Александр I сам вдруг испугался своей смелости. Его увещевали не трогать налаженный российский порядок и историк Н. М. Карамзин и многие другие умные люди, к советам которых он прислушивался. И, как часто случается с политиками слабыми, его резко качнуло из одной крайности в другую. После Отечественной войны он стал вынашивать идею обширных военных поселений, чтобы вся Россия была на положении военного лагеря, чтобы никто не смел даже шага ступить без чиновничьего соизволения. К реализации этой бредовой идеи он и привлек графа А. А. Аракчеева. Тот, как рьяный служака, ринулся исполнять высочайшую волю, и все «лавры» достались ему. Время военных поселений (с 1816 г.) так и вошло в историю, как «аракчеевщина», хотя сам А. А. Аракчеев был, повторяю, лишь слепым исполнителем чужой воли.

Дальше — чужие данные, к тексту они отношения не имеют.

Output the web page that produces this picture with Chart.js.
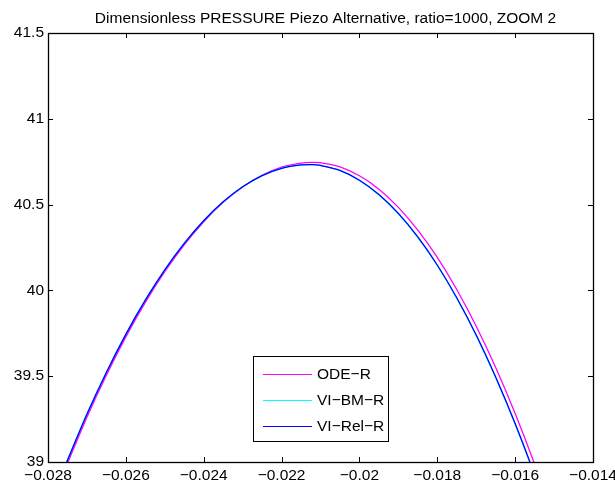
<!DOCTYPE html>
<html>
<head>
<meta charset="utf-8">
<title>Dimensionless PRESSURE Piezo Alternative</title>
<script src="https://cdn.jsdelivr.net/npm/chart.js@4.4.1/dist/chart.umd.min.js"></script>
<style>
  html, body { margin: 0; padding: 0; background: #fff; }
  canvas { display: block; }
</style>
</head>
<body>
<canvas id="chart" width="615" height="492"></canvas>
<script>
const titleText = 'Dimensionless PRESSURE Piezo Alternative, ratio=1000, ZOOM 2';

// x positions shared by all three curves
const xValues = [-0.0276, -0.0270, -0.0265, -0.0260, -0.0255, -0.0250, -0.0245, -0.0240, -0.0235,
  -0.0230, -0.0225, -0.0220, -0.0215, -0.0212, -0.0210, -0.0205, -0.0200, -0.0195, -0.0190, -0.0185,
  -0.0180, -0.0175, -0.0170, -0.0165, -0.0160, -0.0155, -0.0150];

const odeR = [38.938, 39.261, 39.506, 39.729, 39.930, 40.109, 40.266, 40.400, 40.513, 40.603,
  40.671, 40.718, 40.742, 40.746, 40.744, 40.720, 40.668, 40.590, 40.484, 40.351, 40.192, 40.005,
  39.791, 39.551, 39.283, 38.988, 38.666];

const viBmR = [38.959, 39.281, 39.525, 39.746, 39.945, 40.121, 40.275, 40.407, 40.516, 40.604,
  40.669, 40.711, 40.731, 40.733, 40.728, 40.698, 40.641, 40.557, 40.447, 40.309, 40.145, 39.954,
  39.736, 39.491, 39.220, 38.922, 38.597];

const viRelR = [38.955, 39.278, 39.522, 39.744, 39.943, 40.120, 40.274, 40.406, 40.516, 40.604,
  40.669, 40.711, 40.731, 40.733, 40.728, 40.699, 40.642, 40.559, 40.449, 40.312, 40.148, 39.957,
  39.740, 39.495, 39.224, 38.926, 38.601];

const seriesNames = ['ODE\u2212R', 'VI\u2212BM\u2212R', 'VI\u2212Rel\u2212R'];
const seriesColors = ['#ff00ff', '#00ffff', '#0000ff'];

const xTicks = [-0.028, -0.026, -0.024, -0.022, -0.020, -0.018, -0.016, -0.014];
const xTickLabels = ['\u22120.028', '\u22120.026', '\u22120.024', '\u22120.022', '\u22120.02', '\u22120.018', '\u22120.016', '\u22120.014'];
const yTicks = [39, 39.5, 40, 40.5, 41, 41.5];
const yTickLabels = ['39', '39.5', '40', '40.5', '41', '41.5'];

const fontFamily = '"Liberation Sans", Arial, Helvetica, sans-serif';

const toPoints = ys => ys.map((y, i) => ({ x: xValues[i], y: y }));

// axes box, inward ticks on all four sides and the title
const matlabFrame = {
  id: 'matlabFrame',
  afterDatasetsDraw(chart) {
    const { ctx, chartArea: a, scales } = chart;
    const tick = 5;
    ctx.save();
    ctx.strokeStyle = '#000';
    ctx.lineWidth = 1;
    ctx.beginPath();
    scales.x.ticks.forEach(t => {
      const px = Math.round(scales.x.getPixelForValue(t.value)) + 0.5;
      ctx.moveTo(px, a.bottom); ctx.lineTo(px, a.bottom - tick);
      ctx.moveTo(px, a.top); ctx.lineTo(px, a.top + tick);
    });
    scales.y.ticks.forEach(t => {
      const py = Math.round(scales.y.getPixelForValue(t.value)) + 0.5;
      ctx.moveTo(a.left, py); ctx.lineTo(a.left + tick, py);
      ctx.moveTo(a.right, py); ctx.lineTo(a.right - tick, py);
    });
    ctx.stroke();
    ctx.lineWidth = 1.3;
    ctx.strokeRect(Math.round(a.left) + 0.5, Math.round(a.top) + 0.5,
      Math.round(a.right - a.left), Math.round(a.bottom - a.top));

    ctx.fillStyle = '#000';
    ctx.font = '15.5px ' + fontFamily;
    ctx.textAlign = 'center';
    ctx.textBaseline = 'alphabetic';
    ctx.fillText(titleText, 325.5, 22.5);
    ctx.restore();
  }
};

// legend box inside the plot, like the MATLAB one
const boxLegend = {
  id: 'boxLegend',
  afterDraw(chart) {
    const { ctx } = chart;
    const left = 253.5, top = 356.5, w = 135, h = 85;
    const rows = [374, 400, 426];
    ctx.save();
    ctx.fillStyle = '#fff';
    ctx.fillRect(left, top, w, h);
    ctx.strokeStyle = '#000';
    ctx.lineWidth = 1;
    ctx.strokeRect(left, top, w, h);
    ctx.font = '15.5px ' + fontFamily;
    ctx.textAlign = 'left';
    ctx.textBaseline = 'middle';
    chart.data.datasets.forEach((ds, i) => {
      const y = rows[i];
      ctx.strokeStyle = ds.borderColor;
      ctx.lineWidth = 1;
      ctx.beginPath();
      ctx.moveTo(263, y + 0.5);
      ctx.lineTo(312, y + 0.5);
      ctx.stroke();
      ctx.fillStyle = '#000';
      ctx.fillText(ds.label, 317, y + 1);
    });
    ctx.restore();
  }
};

const ctx = document.getElementById('chart').getContext('2d');

new Chart(ctx, {
  type: 'line',
  data: {
    // order: magenta drawn first, blue last (on top), as in the reference
    datasets: [odeR, viBmR, viRelR].map((ys, i) => ({
      label: seriesNames[i],
      data: toPoints(ys),
      borderColor: seriesColors[i],
      backgroundColor: seriesColors[i],
      borderWidth: 1.3,
      pointRadius: 0,
      fill: false,
      tension: 0.3,
      order: 2 - i
    }))
  },
  options: {
    responsive: false,
    animation: false,
    events: [],
    layout: { padding: { left: 0, right: 22, top: 33, bottom: 0 } },
    plugins: {
      legend: { display: false },
      tooltip: { enabled: false },
      title: { display: false }
    },
    scales: {
      x: {
        type: 'linear',
        min: -0.028,
        max: -0.014,
        afterBuildTicks: s => { s.ticks = xTicks.map(v => ({ value: v })); },
        afterFit: s => { s.height = 30; s.paddingLeft = 0; s.paddingRight = 0; },
        ticks: {
          callback: (v, i) => xTickLabels[i],
          color: '#000',
          font: { family: fontFamily, size: 15.5 },
          padding: 4,
          maxRotation: 0,
          autoSkip: false
        },
        grid: { display: false, drawTicks: false },
        border: { display: false }
      },
      y: {
        type: 'linear',
        min: 39,
        max: 41.5,
        afterBuildTicks: s => { s.ticks = yTicks.map(v => ({ value: v })); },
        afterFit: s => { s.width = 48; s.paddingTop = 0; s.paddingBottom = 0; },
        ticks: {
          callback: (v, i) => yTickLabels[i],
          color: '#000',
          font: { family: fontFamily, size: 15.5 },
          padding: 4,
          autoSkip: false
        },
        grid: { display: false, drawTicks: false },
        border: { display: false }
      }
    }
  },
  plugins: [matlabFrame, boxLegend]
});
</script>
</body>
</html>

Подобные крайности лишь усугубили те проблемы, для разрешения которых Александр I изначально и задумал свои ли-беральные реформы. Всеобщий полицейский сыск и казарменная жизнь российского дворянства, ставшие повседневной реальностью, и жестоко, тем самым, оскорбившие патриотический порыв интеллектуальной российской элиты, вынудили наиболее радикальные элементы объединиться в тайные общества и уже через них пытаться воздействовать на откачнувшегося от либерализма императора.

Итог: известные события 14 декабря 1825 г. и еще более резкое «подмораживание» русской жизни, ставшее своеобразной расплатой Николая I за мягкотелость и непоследовательность своего брата.

Столь же пагубно «интеллигент на троне» повлиял и на развитие образования в России. Если российский быт был им отдан под надзор военных и полицейских чинов, то духовная жизнь общества оказалась под колпаком церкви. Россию мгновенно отбросили в мрачное европейское средневековье и теперь любое светское сочинение, даже чисто научного характера, помимо полицейской проходило через еще более страшную синодальную цензуру. В 1817 г. Министерство народного просвещения Александр I трансформировал в Министерство духовных дел и просвещения. Теперь, как язвили острословы, без ссылок на Священное писание нельзя было преподавать даже арифметику. Одним словом, из века просвещенного абсолютизма Екатерины II Россия вновь оказалась в плену дремучих догм XVII века.

Правда, в начале своего царствования Александр I неплохо потрудился на ниве просвещения. Только за первое десятилетие XIX века были открыты четыре новых университета: Дерптский (1802 г.), Вильносский (1803 г.), Казанский (1804 г.) и Харьковский (1805 г.). Как это ни странно, но столица в этом отношении не поспешала. В Петербурге университет открыли только в 1819 г. А в 1834 г. (уже при Николае I) был открыт университет Святого Владимира в Киеве.

Однако делалось все это как бы из-под палки, без внутренней убежденности Двора в полезности расширения сети общеобразовательных и специальных высших школ. А потому, понимая, что своими руками они раскидывают по стране муравейники вольнодумства, тут же делали все возможное, чтобы мысль из них не пробилась наружу и не распространилась в обществе. Университетами управляли не ученые, а правительственные надсмотрщики («попечи-тели»), основной задачей которых было следить, чтобы университеты давали знания и одновременно отучали думать. Задача оказалась невыполнимой.

В бессильной злобе на ускользающую от их контроля мысль попечители, вдохновленные поддержкой Двора, время от времени буквально изничтожали вверенные им университеты. Так, в 1819 г. был разгромлен Казанский университет, в 1820 г. – Харьковский, а в 1821 г. – Петербургский [269].

В 1804 г. был принят и новый цензурный устав. Его называли самым либеральным из всех дореволюционных уставов. Но, как и все подобные начинания в России, он был лишь «бумагой» [270].

С 1820 г. Александр стал править вполне в духе будущего Николая I. Все было запрещено, все было выхолощено. Никаким вольнодумством, никаким либерализмом даже не пахло. В стране, по словам М. Л. Магницкого, наконец-то поселился «страх Божий».

Надо сказать, что Россия в целом активно сопротивлялась всяким «свободам». Похоже, что русского человека они пугают, ибо появляется возможность выбора, а русские люди со времен татарщины не привыкли выбирать, им значительно покойнее, когда все решают за них.

«Когда в лице Екатерины II, – пишут современные историки, – “казанская помещица” побеждает ученицу Вольтера, в лице Новикова и Радищева рождаются предтечи интеллигенции. Когда в Александре I неограниченный самодержец торжествует над учеником Лагарпа, в России появляются декабристы. В конфликте европейского начала свободы, нравственности, права с восточным деспотизмом, личной этики с политическим прагматизмом, просветительства с обскурантизмом возникает освободительное движение в России и интеллигенция как важнейший его субъект» [271].

Время русской интеллигенции еще впереди, она еще не повзрослела, она пока лишь шалит в «детской».